Commercial Bank of Qatar slumped 6.1 percent after it posted a 63-percent drop in second-quarter net attributable profit to 212.3 million riyals ($58.3 million); analysts polled by Reuters had forecast 339.5 million riyals.

Other Qatari banks also fell, even though they had reported strong earnings at the start of this week. Masraf Al Rayan was down 0.8 percent. The main Qatari index dropped 1.3 percent.

In Saudi Arabia, Saudi Electricity Co (SEC) dropped 2.0 percent after it reported a 28-percent fall in second-quarter net profit to 1.4 billion riyals ($381 million). Analysts at NCB Capital had forecast SEC would make a profit of 2.4 billion riyals.
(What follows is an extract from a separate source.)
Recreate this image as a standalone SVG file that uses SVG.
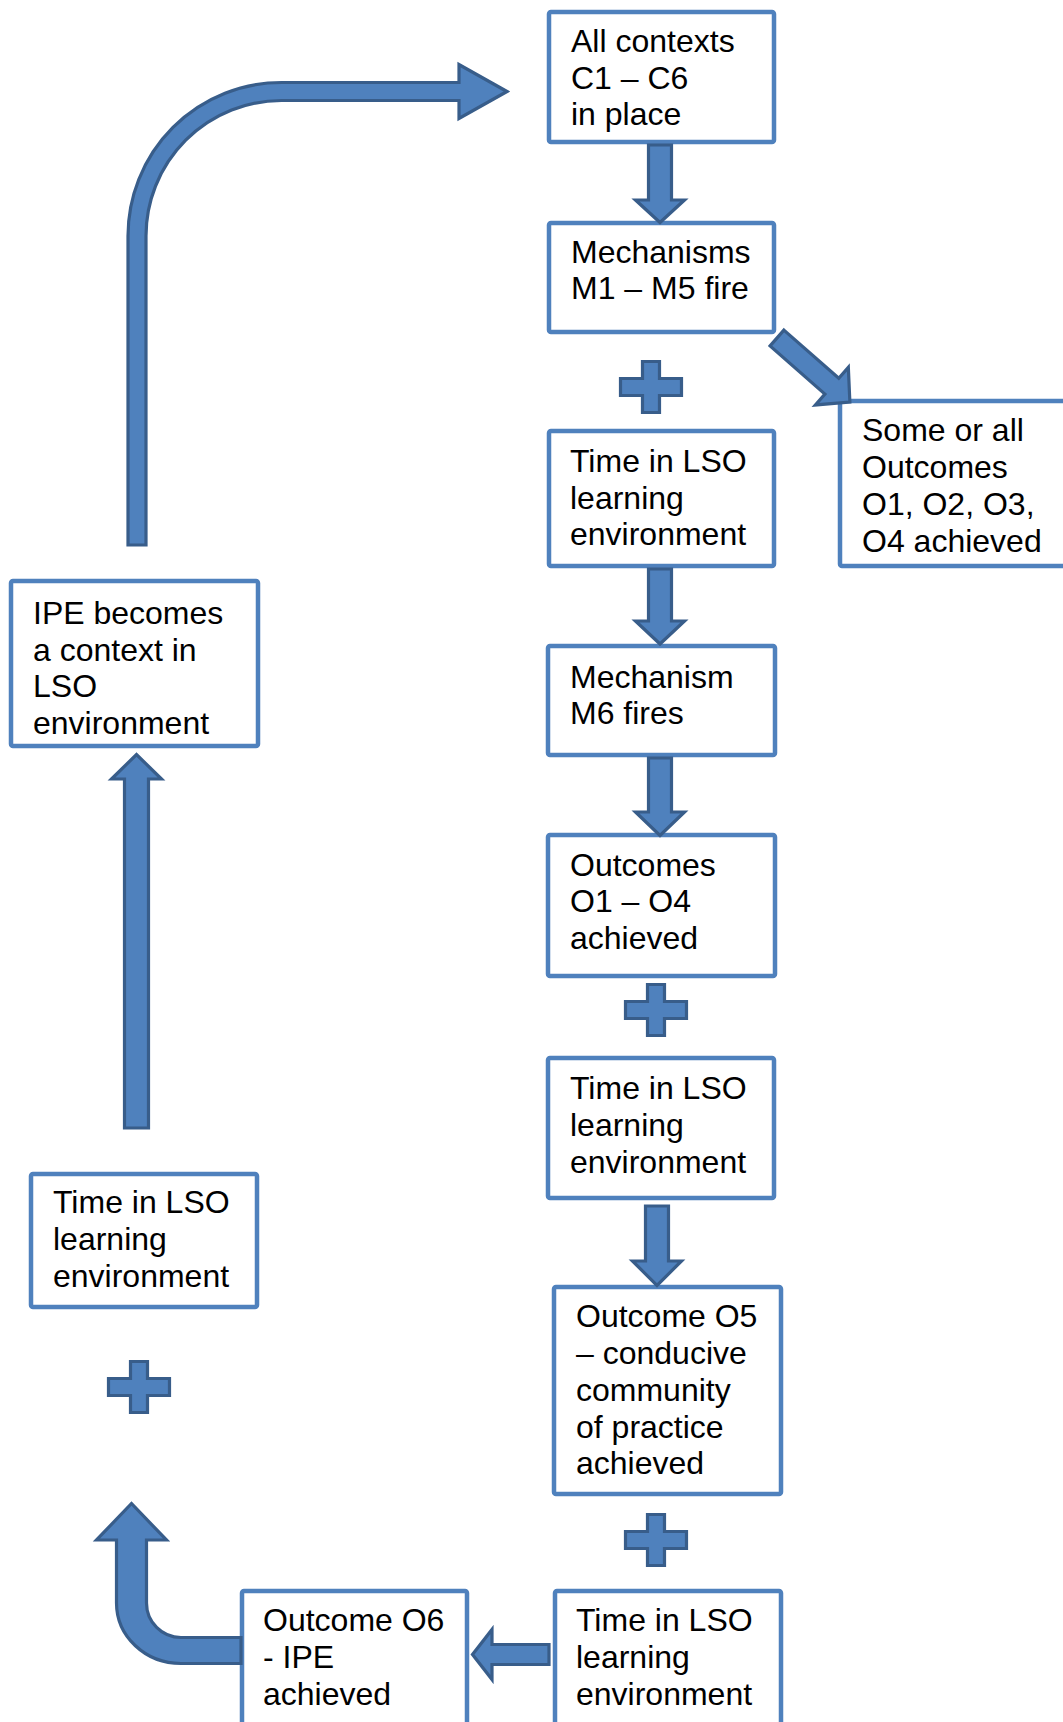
<svg xmlns="http://www.w3.org/2000/svg" width="1063" height="1722" viewBox="0 0 1063 1722">
  <style>
    .box { fill: #FFFFFF; stroke: #4F81BD; stroke-width: 4.5; }
    .lbl { font-family: "Liberation Sans", Arial, sans-serif; font-size: 32px; fill: #000000; }
    .arw { fill: #4F81BD; stroke: #385D8A; stroke-width: 3.2; stroke-linejoin: miter; }
  </style>
  <defs>
    <path id="plus" d="M -8.5,-25.5 H 8.5 V -8.5 H 30.5 V 8.5 H 8.5 V 25.5 H -8.5 V 8.5 H -30.5 V -8.5 H -8.5 Z"/>
  </defs>
  <rect width="1063" height="1722" fill="#FFFFFF"/>

  <g id="node-contexts">
    <rect class="box" x="549" y="12" width="225" height="130" rx="2"/>
    <text class="lbl" x="571" y="52">All contexts</text>
    <text class="lbl" x="571" y="89">C1 – C6</text>
    <text class="lbl" x="571" y="125">in place</text>
  </g>
  <g id="node-mechanisms-m1-m5">
    <rect class="box" x="549" y="223" width="225" height="109" rx="2"/>
    <text class="lbl" x="571" y="263">Mechanisms</text>
    <text class="lbl" x="571" y="299">M1 – M5 fire</text>
  </g>
  <g id="node-time-1">
    <rect class="box" x="549" y="431" width="225" height="135" rx="2"/>
    <text class="lbl" x="570" y="472">Time in LSO</text>
    <text class="lbl" x="570" y="509">learning</text>
    <text class="lbl" x="570" y="545">environment</text>
  </g>
  <g id="node-some-outcomes">
    <rect class="box" x="840" y="401" width="260" height="165" rx="2"/>
    <text class="lbl" x="862" y="441">Some or all</text>
    <text class="lbl" x="862" y="478">Outcomes</text>
    <text class="lbl" x="862" y="515">O1, O2, O3,</text>
    <text class="lbl" x="862" y="552">O4 achieved</text>
  </g>
  <g id="node-ipe-context">
    <rect class="box" x="11" y="581" width="247" height="165" rx="2"/>
    <text class="lbl" x="33" y="624">IPE becomes</text>
    <text class="lbl" x="33" y="661">a context in</text>
    <text class="lbl" x="33" y="697">LSO</text>
    <text class="lbl" x="33" y="734">environment</text>
  </g>
  <g id="node-mechanism-m6">
    <rect class="box" x="548" y="646" width="227" height="109" rx="2"/>
    <text class="lbl" x="570" y="688">Mechanism</text>
    <text class="lbl" x="570" y="724">M6 fires</text>
  </g>
  <g id="node-outcomes-o1-o4">
    <rect class="box" x="548" y="835" width="227" height="141" rx="2"/>
    <text class="lbl" x="570" y="876">Outcomes</text>
    <text class="lbl" x="570" y="912">O1 – O4</text>
    <text class="lbl" x="570" y="949">achieved</text>
  </g>
  <g id="node-time-2">
    <rect class="box" x="548" y="1058" width="226" height="140" rx="2"/>
    <text class="lbl" x="570" y="1099">Time in LSO</text>
    <text class="lbl" x="570" y="1136">learning</text>
    <text class="lbl" x="570" y="1173">environment</text>
  </g>
  <g id="node-time-left">
    <rect class="box" x="31" y="1174" width="226" height="133" rx="2"/>
    <text class="lbl" x="53" y="1213">Time in LSO</text>
    <text class="lbl" x="53" y="1250">learning</text>
    <text class="lbl" x="53" y="1287">environment</text>
  </g>
  <g id="node-outcome-o5">
    <rect class="box" x="554" y="1287" width="227" height="207" rx="2"/>
    <text class="lbl" x="576" y="1327">Outcome O5</text>
    <text class="lbl" x="576" y="1364">– conducive</text>
    <text class="lbl" x="576" y="1401">community</text>
    <text class="lbl" x="576" y="1438">of practice</text>
    <text class="lbl" x="576" y="1474">achieved</text>
  </g>
  <g id="node-time-3">
    <rect class="box" x="555" y="1591" width="226" height="200" rx="2"/>
    <text class="lbl" x="576" y="1631">Time in LSO</text>
    <text class="lbl" x="576" y="1668">learning</text>
    <text class="lbl" x="576" y="1705">environment</text>
  </g>
  <g id="node-outcome-o6">
    <rect class="box" x="242" y="1591" width="225" height="200" rx="2"/>
    <text class="lbl" x="263" y="1631">Outcome O6</text>
    <text class="lbl" x="263" y="1668">- IPE</text>
    <text class="lbl" x="263" y="1705">achieved</text>
  </g>

  <g id="connectors">
    <!-- block arrows down the main column -->
    <path class="arw" d="M 648.5,145 H 671.5 V 200 H 684.5 L 660,222.5 L 635.5,200 H 648.5 Z"/>
    <path class="arw" d="M 648.5,569 H 671.5 V 621 H 684.5 L 660,644 L 635.5,621 H 648.5 Z"/>
    <path class="arw" d="M 648.5,758 H 671.5 V 812 H 684.5 L 660,835.5 L 635.5,812 H 648.5 Z"/>
    <path class="arw" d="M 645.5,1206 H 668.5 V 1261 H 681.5 L 657,1285.5 L 632.5,1261 H 645.5 Z"/>
    <!-- diagonal arrow to the side outcomes -->
    <path class="arw" transform="translate(777,338) rotate(41.3)" d="M 0,-10.5 H 73 V -25 L 97,0 L 73,25 V 10.5 H 0 Z"/>
    <!-- leftward arrow into Outcome O6 -->
    <path class="arw" d="M 549,1644.5 V 1664.5 H 492 V 1679.5 L 472.5,1654.5 L 492,1629.5 V 1644.5 Z"/>
    <!-- bent arrow rising from Outcome O6 -->
    <path class="arw" d="M 241,1637.5 H 181 A 34.5,34.5 0 0 1 146.5,1603 V 1540 H 166.5 L 131.5,1503.5 L 96.5,1540 H 116.5 V 1603 A 64.5,60.5 0 0 0 181,1663.5 H 241 Z"/>
    <!-- long upward arrow into the IPE box -->
    <path class="arw" d="M 124.5,1128 V 779 H 111.5 L 136.5,754.5 L 161.5,779 H 148.5 V 1128 Z"/>
    <!-- curved arrow back to the contexts -->
    <path class="arw" d="M 128,545 V 236 A 153.5,153.5 0 0 1 281.5,82.5 H 459 V 64.5 L 507,91.5 L 459,118.5 V 100.5 H 281.5 A 135.5,135.5 0 0 0 146,236 V 545 Z"/>
  </g>

  <g id="plus-signs">
    <use href="#plus" class="arw" x="651" y="387"/>
    <use href="#plus" class="arw" x="656" y="1010"/>
    <use href="#plus" class="arw" x="139" y="1387"/>
    <use href="#plus" class="arw" x="656" y="1540"/>
  </g>
</svg>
SEC cited the higher cost of fuel and depreciation of assets, without elaborating. The kingdom's 2016 state budget contained hikes in fuel and electricity prices but the company previously said these would not have significant effect on its earnings overall.

The main Saudi index was down 0.1 percent after 70 minutes of trade.

But some Saudi banks fared well after several reported earnings that met expectations. Saudi Hollandi Bank rose 0.8 percent after it reported late on Tuesday a flat net profit; its profit of 540 million riyals beat the average analyst expectation of 508 million riyals.

Elsewhere, Dubai's index rose 0.2 percent with Emaar Properties, which has been strong this week, adding 1.2 percent.

In Abu Dhabi, the index added 0.1 percent, supported mainly by the banking sector. Union National Bank, which reported last week a 17 percent drop in second-quarter net profit but still beat analysts' expectations, added 0.7 percent. Shares in the bank are up 1.4 percent since the earnings.